The other story gripping our attention this week is about a girl named Valeria. Few of us would likely know her name if she hadn’t died with her father while trying to flee El Salvador. The photo of them lying face-down, dead, on the bank of the Rio Grande, has been seen and commented on the world over. Beyond politics, this is the kind of thing that begs for a pause, in a similar way to the mandated abortion out of England. A pause to ask: Who are we, and what are we doing?

On Twitter, I saw some instant reactions about how refugees “won’t die if they don’t come here illegally.” But for just a moment — a human moment, in solidarity with the suffering of others — consider what life must be like for a family so desperate they will do anything to come to the United States. Beyond urgent political reforms and enforcement, we need an intolerance for inhumane conditions at government facilities of any sort.

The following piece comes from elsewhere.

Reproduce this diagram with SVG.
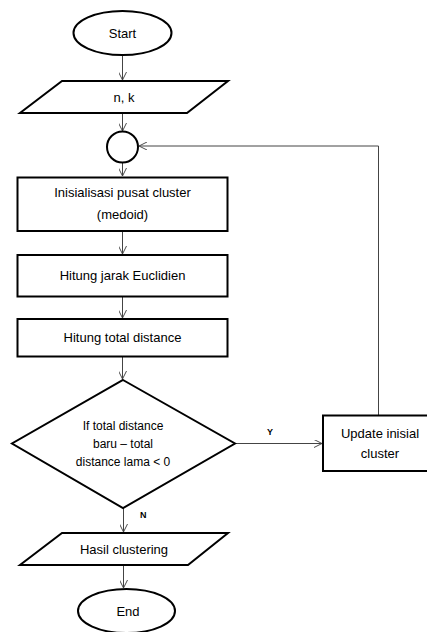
<svg xmlns="http://www.w3.org/2000/svg" width="427" height="632" viewBox="0 0 427 632">
  <style>
    .shape { fill: #ffffff; stroke: #000000; stroke-width: 2; }
    .edge { fill: none; stroke: #444444; stroke-width: 1; marker-end: url(#arrow); }
    .label { font-family: "Liberation Sans", Arial, sans-serif; font-size: 13px; fill: #000000; text-anchor: middle; }
    .small { font-size: 12px; }
    .flag { font-family: "Liberation Sans", Arial, sans-serif; font-size: 9px; font-weight: bold; fill: #000000; }
  </style>
  <defs>
    <marker id="arrow" viewBox="0 0 10 10" refX="10" refY="5" markerWidth="8" markerHeight="8" orient="auto" markerUnits="userSpaceOnUse">
      <path d="M0,0 L10,5 L0,10" fill="none" stroke="#444444" stroke-width="1.2"/>
    </marker>
  </defs>
  <rect width="427" height="632" fill="#ffffff"/>

  <g id="connectors">
    <line class="edge" x1="122.5" y1="55" x2="122.5" y2="80"/>
    <line class="edge" x1="122.5" y1="113" x2="122.5" y2="131"/>
    <line class="edge" x1="122.5" y1="162" x2="122.5" y2="176"/>
    <line class="edge" x1="122.5" y1="231" x2="122.5" y2="254"/>
    <line class="edge" x1="122.5" y1="297" x2="122.5" y2="318"/>
    <line class="edge" x1="122.5" y1="357" x2="122.5" y2="379"/>
    <line class="edge" x1="235" y1="443.5" x2="322" y2="443.5"/>
    <polyline class="edge" points="378.5,415 378.5,146 139,146"/>
    <line class="edge" x1="123.5" y1="508" x2="123.5" y2="532"/>
    <line class="edge" x1="123.5" y1="565" x2="123.5" y2="588"/>
  </g>

  <g id="start">
    <ellipse class="shape" cx="122.5" cy="33" rx="49" ry="22"/>
    <text class="label" x="122.5" y="37.5">Start</text>
  </g>

  <g id="input">
    <polygon class="shape" points="62,81 228,81 187,113 20,113"/>
    <text class="label" x="124" y="101.5">n, k</text>
  </g>

  <g id="junction">
    <circle class="shape" cx="122.5" cy="147" r="15.5"/>
  </g>

  <g id="init">
    <rect class="shape" x="17.5" y="177.5" width="210" height="53.5"/>
    <text class="label" x="122.5" y="197">Inisialisasi pusat cluster</text>
    <text class="label" x="122.5" y="219">(medoid)</text>
  </g>

  <g id="euclid">
    <rect class="shape" x="17.5" y="255" width="210" height="41.5"/>
    <text class="label" x="122.5" y="279.5">Hitung jarak Euclidien</text>
  </g>

  <g id="total">
    <rect class="shape" x="17.5" y="319" width="210" height="37.5"/>
    <text class="label" x="122.5" y="342">Hitung total distance</text>
  </g>

  <g id="decision">
    <polygon class="shape" points="123,380 235,443.5 123,508 12,443.5"/>
    <text class="label small" x="123" y="430">If total distance</text>
    <text class="label small" x="123" y="447.5">baru – total</text>
    <text class="label small" x="123" y="466">distance lama &lt; 0</text>
  </g>

  <g id="update">
    <rect class="shape" x="323" y="415.5" width="110" height="55.5"/>
    <text class="label" x="380" y="437.5">Update inisial</text>
    <text class="label" x="380" y="457.5">cluster</text>
  </g>

  <g id="result">
    <polygon class="shape" points="62,533 228,533 188,565 20,565"/>
    <text class="label" x="124" y="553.5">Hasil clustering</text>
  </g>

  <g id="end">
    <ellipse class="shape" cx="126.5" cy="611" rx="48.5" ry="22"/>
    <text class="label" x="128" y="615.5">End</text>
  </g>

  <text class="flag" x="267" y="434.5">Y</text>
  <text class="flag" x="140" y="517.5">N</text>
</svg>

After spending time at a Texas-Mexico border crossing, El Paso Catholic Bishop Mark Seitz warned, “We suffer from a life-threatening case of hardening of the heart.” He has been taking the deaths of Valeria and her father as an opportunity to open hearts to more loving and prayerful encounters with people in situations many of us never even consider in the daily course of our lives.

Last week, I spent part of a day in Washington, D.C., with the adoptive mother of a teenager who’d been born to a mentally disabled woman. The birth mother could have been utterly lost and forgotten, and the life within her eradicated. But she wasn’t, and the now-teenaged Anna Grace lives in a family where she is loved. One of the things her adoptive mother went to the nation’s capital to talk about is making politics more tender by allowing ourselves not to be fenced in by political sides, but moved by the heart.

You can be a Trump supporter or opponent and still weep for Valeria, and support efforts to help asylum seekers be treated with love. (The ministry of Sister Norma Pimentel of Catholic Charities of the Rio Grande Valley is becoming deservedly well-known.) You can be ardently pro-choice or pro-life, and still work together to make your community more welcoming to pregnant women who may otherwise be lost and alone.

If we are strangers no more, our politics might become a little less strange and much more humane.